Photo by Megumi Suzuki
しゃがれた歌声の常田大希(Gt, Vo)と、甘くメロウな歌声の井口理(Vo, Key)というコントラストが特徴の4人組バンド、King Gnuはとにかく音がデカイ。着ていたシャツがビリビリと振動するほどの爆音に、慌ててイヤープラグを耳に突っ込んだ。研ぎ澄まされたシンプルなフレーズが、それゆえに太く豊かに鳴り響くツェッペリンばりのロックンロール・ナンバー「Tokyo Rendez Vous」や、井口のファルセット・ヴォイスがたまらなく官能的な、アンノウン・モータル・オーケストラ系のサイケ・チューン「NIGHT POOL」など、昨年リリースされたフル・アルバム『Tokyo Rendez-Vous』からの楽曲を中心に、テンションの高いパフォーマンスを見せつけた。

Photo by Megumi Suzuki
いよいよ「Scramble Fes 2018」もラストスパート。
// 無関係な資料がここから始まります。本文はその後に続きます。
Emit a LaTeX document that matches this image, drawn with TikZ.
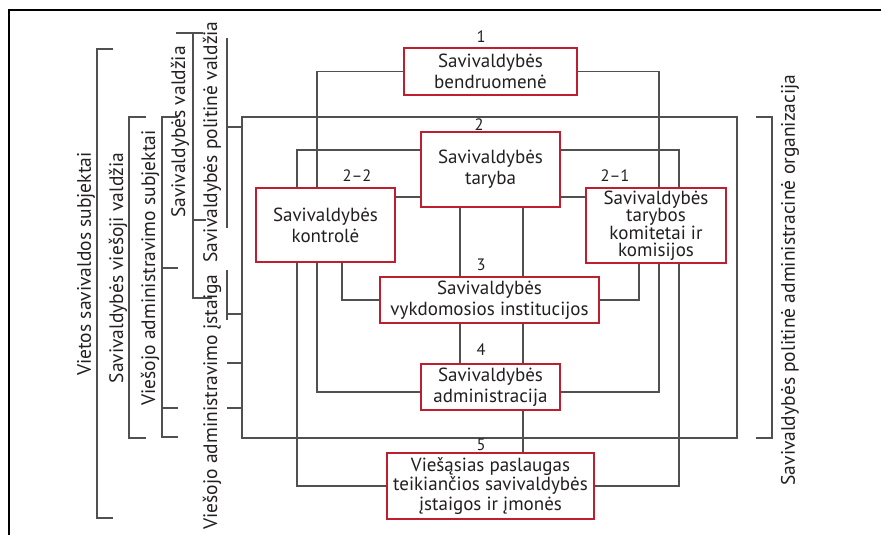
\documentclass[tikz,border=0pt]{standalone}
\usepackage{fontspec}
\setmainfont{PT Sans}
\usetikzlibrary{backgrounds}
\definecolor{boxred}{HTML}{BE1E2D}
\definecolor{linegray}{HTML}{505050}
\definecolor{ink}{HTML}{231F20}
\begin{document}
\begin{tikzpicture}[x=1pt,y=-1pt,
  box/.style={draw=boxred, line width=2.2pt, fill=white, align=center,
    inner sep=0pt, text=ink, font=\fontsize{19}{21}\selectfont},
  link/.style={draw=linegray, line width=1.2pt},
  frame/.style={draw=black, line width=2.6pt},
  num/.style={text=ink, font=\fontsize{16.5}{18}\selectfont, inner sep=0pt},
  side/.style={text=ink, font=\fontsize{19.5}{21}\selectfont, rotate=90, inner sep=0pt}]
\useasboundingbox (0,0) rectangle (881,535);

% outer frame (top and left edges)
\draw[frame] (9,535) -- (9,10) -- (881,10);

% boxes
\node[box, minimum width=173pt, minimum height=47pt] (n1) at (490.5,71.5) {Savivaldybės\\bendruomenė};
\node[box, minimum width=139pt, minimum height=75pt] (n2) at (490.5,169.5) {Savivaldybės\\taryba};
\node[box, minimum width=139pt, minimum height=74pt] (n22) at (325.5,225) {Savivaldybės\\kontrolė};
\node[box, minimum width=140pt, minimum height=75pt, font=\fontsize{19}{17.5}\selectfont] (n21) at (656,225.5) {Savivaldybės\\tarybos\\komitetai ir\\komisijos};
\node[box, minimum width=219pt, minimum height=46pt] (n3) at (489.5,300) {Savivaldybės\\vykdomosios institucijos};
\node[box, minimum width=139pt, minimum height=46pt] (n4) at (490.5,387) {Savivaldybės\\administracija};
\node[box, minimum width=207pt, minimum height=66pt, font=\fontsize{19}{19.5}\selectfont] (n5) at (490.5,486) {Viešąsias paslaugas\\teikiančios savivaldybės\\įstaigos ir įmonės};

% level numbers
\node[num] (l1) at (481,37) {1};
\node[num] (l2) at (479,125) {2};
\node[num] (l22) at (357,176) {2–2};
\node[num] (l21) at (615,176) {2–1};
\node[num] (l3) at (481,265) {3};
\node[num] (l4) at (481,350) {4};
\node[num] (l5) at (481,445) {5};

\begin{scope}[on background layer]
  % political-administrative frame
  \draw[link, line width=1.5pt] (242,117) rectangle (737,438);
  % community -- administration
  \draw[link] (n1.west) -| (317,392) -- ([yshift=-5pt]n4.west);
  \draw[link] (n1.east) -| (659,392) -- ([yshift=-5pt]n4.east);
  % council -- public service bodies
  \draw[link] (n2.west |- 0,150) -| (297,486) -- (n5.west);
  \draw[link] (n2.east |- 0,150) -| (679,486) -- (n5.east);
  % council -- control and committees
  \draw[link] (n2.west |- 0,197) -- (n22.east |- 0,197);
  \draw[link] (n2.east |- 0,197) -- (n21.west |- 0,197);
  % council -- executive -- administration -- services
  \draw[link] (n2.south -| 460,0) -- (n3.north -| 460,0);
  \draw[link] (n3.south -| 460,0) -- (n4.north -| 460,0);
  \draw[link] (n2.south -| 523,0) -- (n3.north -| 523,0);
  \draw[link] (n3.south -| 523,0) -- (n4.north -| 523,0);
  \draw[link] (n4.south -| 523,0) -- (n5.north -| 523,0);
  % control / committees -- executive
  \draw[link] (n22.south -| 342,0) |- (n3.west);
  \draw[link] (n21.south -| 639,0) |- (n3.east);
\end{scope}

% left-hand brackets
\draw[link] (113,49) -- (97,49) -- (97,518) -- (113,518);
\node[side] (s1) at (86,264) {Vietos savivaldos subjektai};
\draw[link] (146,117) -- (129,117) -- (129,438) -- (146,438);
\node[side] (s2) at (118,268) {Savivaldybės viešoji valdžia};
\draw[link] (178,117) -- (162,117) -- (162,437) -- (178,437);
\draw[link] (162,268) -- (178,268);
\draw[link] (162,408) -- (178,408);
\node[side] (s3) at (150,268) {Viešojo administravimo subjektai};
\draw[link] (176,33) -- (203,33);
\draw[link] (193,33) -- (193,298) -- (212,298);
\draw[link] (193,220) -- (206,220);
\node[side] (s4) at (180,132) {Savivaldybės valdžia};
\draw[link] (227,38) -- (227,228);
\draw[link] (227,127) -- (242,127);
\node[side] (s5) at (212,142) {Savivaldybės politinė valdžia};
\draw[link] (227,270) -- (227,320);
\draw[link] (227,314) -- (242,314);
\draw[link] (227,363) -- (242,363);
\draw[link] (227,408) -- (242,408);
\node[side] (s6) at (212,402) {Viešojo administravimo įstaiga};

% right-hand bracket
\draw[link] (756,117) -- (772,117) -- (772,438) -- (756,438);
\node[side] (s7) at (790,280) {Savivaldybės politinė administracinė organizacija};
\end{tikzpicture}
\end{document}
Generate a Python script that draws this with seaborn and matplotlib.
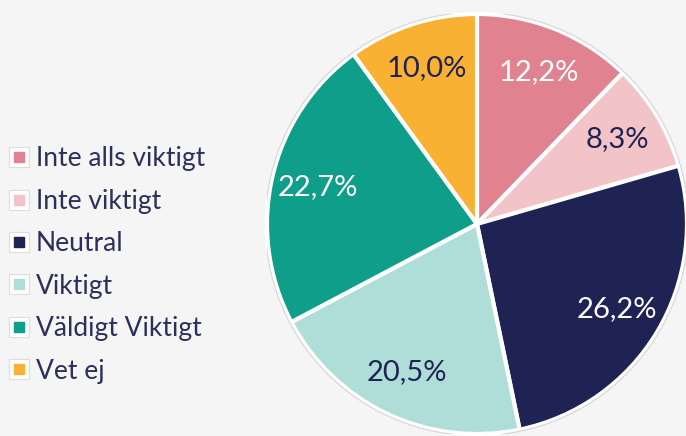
import matplotlib
matplotlib.use("Agg")
import matplotlib.pyplot as plt
import seaborn as sns
from matplotlib.lines import Line2D
from matplotlib.legend_handler import HandlerTuple
from matplotlib.patches import Circle

categories = ["Inte alls viktigt", "Inte viktigt", "Neutral", "Viktigt", "Väldigt Viktigt", "Vet ej"]
values = [12.2, 8.3, 26.2, 20.5, 22.7, 10.0]
colors = ["#E0828F", "#F2C4C8", "#1F2353", "#AFDDD8", "#0E9E8A", "#F8B133"]
label_colors = ["white", "#1F2353", "white", "#1F2353", "white", "#1F2353"]

sns.set_theme(style="white")
plt.rcParams["font.family"] = ["Lato", "DejaVu Sans"]

bg = "#F5F5F5"
fig = plt.figure(figsize=(6.86, 4.36), dpi=100, facecolor=bg)
ax = fig.add_axes([(477 - 210) / 686, 2 / 436, 420 / 686, 420 / 436])
ax.set_facecolor(bg)

labels_iter = iter(values)
def fmt(_):
    return f"{next(labels_iter):.1f}".replace(".", ",") + "%"

wedges, texts, autotexts = ax.pie(
    values, colors=colors, startangle=90, counterclock=False,
    autopct=fmt, pctdistance=0.78, radius=1.0,
    wedgeprops=dict(edgecolor="white", linewidth=3),
    textprops=dict(fontsize=21),
)
for t, c in zip(autotexts, label_colors):
    t.set_color(c)

ax.add_patch(Circle((0, 0), 1.008, fill=False, edgecolor="#d4d4d4", lw=0.8))
ax.set_xlim(-1.0, 1.0)
ax.set_ylim(-1.0, 1.0)
ax.set_aspect("equal")
ax.axis("off")

handles = []
for c in colors:
    box = Line2D([], [], marker="s", linestyle="none", markersize=15,
                 markerfacecolor="white", markeredgecolor="#dddddd", markeredgewidth=0.8)
    inner = Line2D([], [], marker="s", linestyle="none", markersize=6.5,
                   markerfacecolor=c, markeredgecolor=c)
    handles.append((box, inner))

leg = fig.legend(handles, categories, loc="center left",
                 bbox_to_anchor=(0.0, (436 - 265) / 436),
                 handler_map={tuple: HandlerTuple(ndivide=1)},
                 frameon=False, fontsize=19, labelspacing=0.66,
                 handlelength=0.85, handletextpad=0.2, borderaxespad=0.0,
                 borderpad=0.3)
for t in leg.get_texts():
    t.set_color("#2B2F5A")

fig.savefig("out.png", dpi=100, facecolor=bg)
サブステージには「キイチビール&ザ・ホーリーテッツ」が登場し、高揚感たっぷりのギター&オルガン・ロック「パウエル」からスタート。ところが、キイチビール(ヴォーカル&ベース)の声が、体調不良からか完全に潰れてしまって、普段の甘いハイトーンは見る影もなく殆ど声が出ない状態。それでも他のメンバーのサポートや、ファンの声援に支えられながら名曲「東京タワー」など9曲を完奏。筆者にとってはこれが彼らの初ライブだったので、少々残念ではあったが次に期待したい。

Photo by Megumi Suzuki
そして大トリを飾ったのは、今年10月にシングル「Summer of Love」をリリースしたYogee New Waves。まずはその表題曲から幕を開ける。

Photo by Megumi Suzuki
日本の音楽シーンの次世代を担う、フレッシュなアクトが勢揃いした「Scramble Fes」。彼らが来年以降、どんな活躍をしてくれるのかが今から楽しみだ。